The programme also name checked Linear A (undeciphered) and Linear B (a syllabic system that was an early way to write Greek), and then moved on to the development of our more familiar alphabet. It made the point that the Greek alphabet was the first to write down vowels – previous alphabetic systems were for Semitic languages and due to the way those languages are structured the consonant sequences are less ambiguous (as I understand it). So to a native speaker it’s a lot more obvious in context what a word is than it would be in English (or presumably Greek).
We’ve developed a tradition of listening to a podcast of a recent In Our Time episode while we eat our breakfast on Sundays. This week we moved it to Saturday morning as we were off to see the Tour of Britain start on Sunday (of which more another time), and the programme we listened to was about Scepticism.
A brief note on the format, in case you haven’t listened to any of the In Our Time programmes – it’s a BBC Radio 4 series where each week Melvyn Bragg invites 3 experts on a particular subject to come on the programme and they discuss that subject live on air for 45 minutes. The subjects cover all sorts of things – philosophy, history, the sciences, art etc. It’s generally presented at a level where you don’t need to know anything about the subject in advance, but it still feels like it gets into the details. Some programmes are very narrowly focused (someone’s life & works, or a particular event in history, or a particular concept), some are more broad – like this one about the philosophical idea of Scepticism.
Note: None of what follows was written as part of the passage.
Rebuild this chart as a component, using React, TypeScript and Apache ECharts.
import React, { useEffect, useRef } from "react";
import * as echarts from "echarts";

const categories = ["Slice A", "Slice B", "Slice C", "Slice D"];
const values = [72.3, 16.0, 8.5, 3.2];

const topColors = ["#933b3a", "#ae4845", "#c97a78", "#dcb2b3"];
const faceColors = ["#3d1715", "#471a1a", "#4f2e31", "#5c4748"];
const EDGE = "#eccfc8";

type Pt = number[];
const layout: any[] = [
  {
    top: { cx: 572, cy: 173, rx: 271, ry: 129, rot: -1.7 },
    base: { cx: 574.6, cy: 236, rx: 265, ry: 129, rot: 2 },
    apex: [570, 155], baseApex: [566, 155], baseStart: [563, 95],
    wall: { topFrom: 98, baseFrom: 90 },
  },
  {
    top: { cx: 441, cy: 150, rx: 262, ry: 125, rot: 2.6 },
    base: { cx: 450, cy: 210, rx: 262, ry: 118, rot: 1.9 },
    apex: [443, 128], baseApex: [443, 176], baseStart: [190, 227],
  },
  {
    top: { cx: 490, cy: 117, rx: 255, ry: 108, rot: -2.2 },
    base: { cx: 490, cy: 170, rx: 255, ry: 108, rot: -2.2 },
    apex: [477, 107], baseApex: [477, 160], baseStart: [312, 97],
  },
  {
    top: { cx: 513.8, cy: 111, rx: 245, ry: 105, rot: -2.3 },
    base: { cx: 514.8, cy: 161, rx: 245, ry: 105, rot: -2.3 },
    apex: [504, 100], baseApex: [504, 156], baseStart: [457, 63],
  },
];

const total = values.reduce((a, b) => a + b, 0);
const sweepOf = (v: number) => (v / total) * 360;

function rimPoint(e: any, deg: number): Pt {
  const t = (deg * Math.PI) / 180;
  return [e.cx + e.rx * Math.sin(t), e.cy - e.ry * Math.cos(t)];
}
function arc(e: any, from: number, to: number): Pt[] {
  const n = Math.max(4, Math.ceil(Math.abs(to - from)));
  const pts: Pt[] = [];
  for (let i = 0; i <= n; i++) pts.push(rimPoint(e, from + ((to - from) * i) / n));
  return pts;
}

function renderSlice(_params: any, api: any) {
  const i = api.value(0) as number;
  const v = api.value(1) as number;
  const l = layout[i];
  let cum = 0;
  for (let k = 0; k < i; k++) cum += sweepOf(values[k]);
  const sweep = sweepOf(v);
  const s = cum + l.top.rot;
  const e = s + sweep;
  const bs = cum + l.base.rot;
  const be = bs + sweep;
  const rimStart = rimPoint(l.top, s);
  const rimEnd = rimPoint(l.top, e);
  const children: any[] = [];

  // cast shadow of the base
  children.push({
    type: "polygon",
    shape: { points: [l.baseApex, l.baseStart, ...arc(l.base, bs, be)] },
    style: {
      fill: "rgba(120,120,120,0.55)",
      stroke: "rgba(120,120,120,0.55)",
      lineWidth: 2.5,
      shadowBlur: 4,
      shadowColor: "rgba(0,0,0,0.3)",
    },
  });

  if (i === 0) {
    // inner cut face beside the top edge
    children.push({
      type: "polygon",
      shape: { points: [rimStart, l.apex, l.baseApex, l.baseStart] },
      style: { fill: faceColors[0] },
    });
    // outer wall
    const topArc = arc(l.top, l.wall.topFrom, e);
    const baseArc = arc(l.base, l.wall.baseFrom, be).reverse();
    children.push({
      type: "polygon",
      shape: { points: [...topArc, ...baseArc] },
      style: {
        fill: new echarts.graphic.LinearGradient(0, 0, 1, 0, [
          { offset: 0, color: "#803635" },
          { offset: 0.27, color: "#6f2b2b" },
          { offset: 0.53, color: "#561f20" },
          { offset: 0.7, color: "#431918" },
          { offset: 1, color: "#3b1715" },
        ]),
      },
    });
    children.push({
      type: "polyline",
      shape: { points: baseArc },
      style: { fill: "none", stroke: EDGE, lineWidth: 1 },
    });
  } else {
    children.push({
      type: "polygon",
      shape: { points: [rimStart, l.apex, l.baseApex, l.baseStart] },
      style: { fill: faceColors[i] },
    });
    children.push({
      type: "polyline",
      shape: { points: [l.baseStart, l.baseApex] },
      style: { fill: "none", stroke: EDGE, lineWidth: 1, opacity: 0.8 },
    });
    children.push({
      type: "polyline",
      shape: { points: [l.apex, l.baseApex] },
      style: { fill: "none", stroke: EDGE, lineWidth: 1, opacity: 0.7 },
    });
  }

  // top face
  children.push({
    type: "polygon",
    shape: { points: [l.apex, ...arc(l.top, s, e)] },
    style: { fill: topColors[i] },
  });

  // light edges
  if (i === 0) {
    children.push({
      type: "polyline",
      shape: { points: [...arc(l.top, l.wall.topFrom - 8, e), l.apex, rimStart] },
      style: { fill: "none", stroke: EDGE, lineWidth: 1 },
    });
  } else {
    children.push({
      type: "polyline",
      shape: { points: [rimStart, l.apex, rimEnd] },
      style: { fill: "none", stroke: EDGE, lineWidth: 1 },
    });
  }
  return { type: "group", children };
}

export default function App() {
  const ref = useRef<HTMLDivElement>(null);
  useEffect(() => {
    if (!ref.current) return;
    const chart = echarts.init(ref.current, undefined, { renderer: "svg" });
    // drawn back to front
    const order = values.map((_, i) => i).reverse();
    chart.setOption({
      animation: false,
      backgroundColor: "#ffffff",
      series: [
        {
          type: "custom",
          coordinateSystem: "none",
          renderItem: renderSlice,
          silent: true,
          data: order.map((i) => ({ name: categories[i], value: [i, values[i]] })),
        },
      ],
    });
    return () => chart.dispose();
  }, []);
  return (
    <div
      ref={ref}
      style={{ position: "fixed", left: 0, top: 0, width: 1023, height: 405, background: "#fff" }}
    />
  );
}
The experts this week were Peter Millican (Professor of Philosophy at Hertford College, Oxford), Melissa Lane (Professor of Politics at Princeton University) and Jill Kraye (Professor of the History of Renaissance Philosophy and Librarian at the Warburg Institute, University of London). They started the programme by discussing what the philosophical concept of Scepticism actually is – the idea that it isn’t possible to be certain about anything, including whether or not the external world is real. They then moved on to discuss the origins of the philosophy in ancient Greece, and how it is opposed to more dogmatic movements that insist that some things can be assumed to be truth. The second half of the programme followed the rediscovery of this philosophy in medieval Europe & the impact that this had on the Renaissance & Enlightment eras (and on our own world). For instance Descartes philosophy (the man who decided “I think, therefore I am”) came from an examination of Sceptic ideas. And modern science is heavily influenced by Scepticism – instead of dogmatically insisting one “knows” something, to come up with hypotheses that fit what’s been observed & then keep asking questions, being sceptical.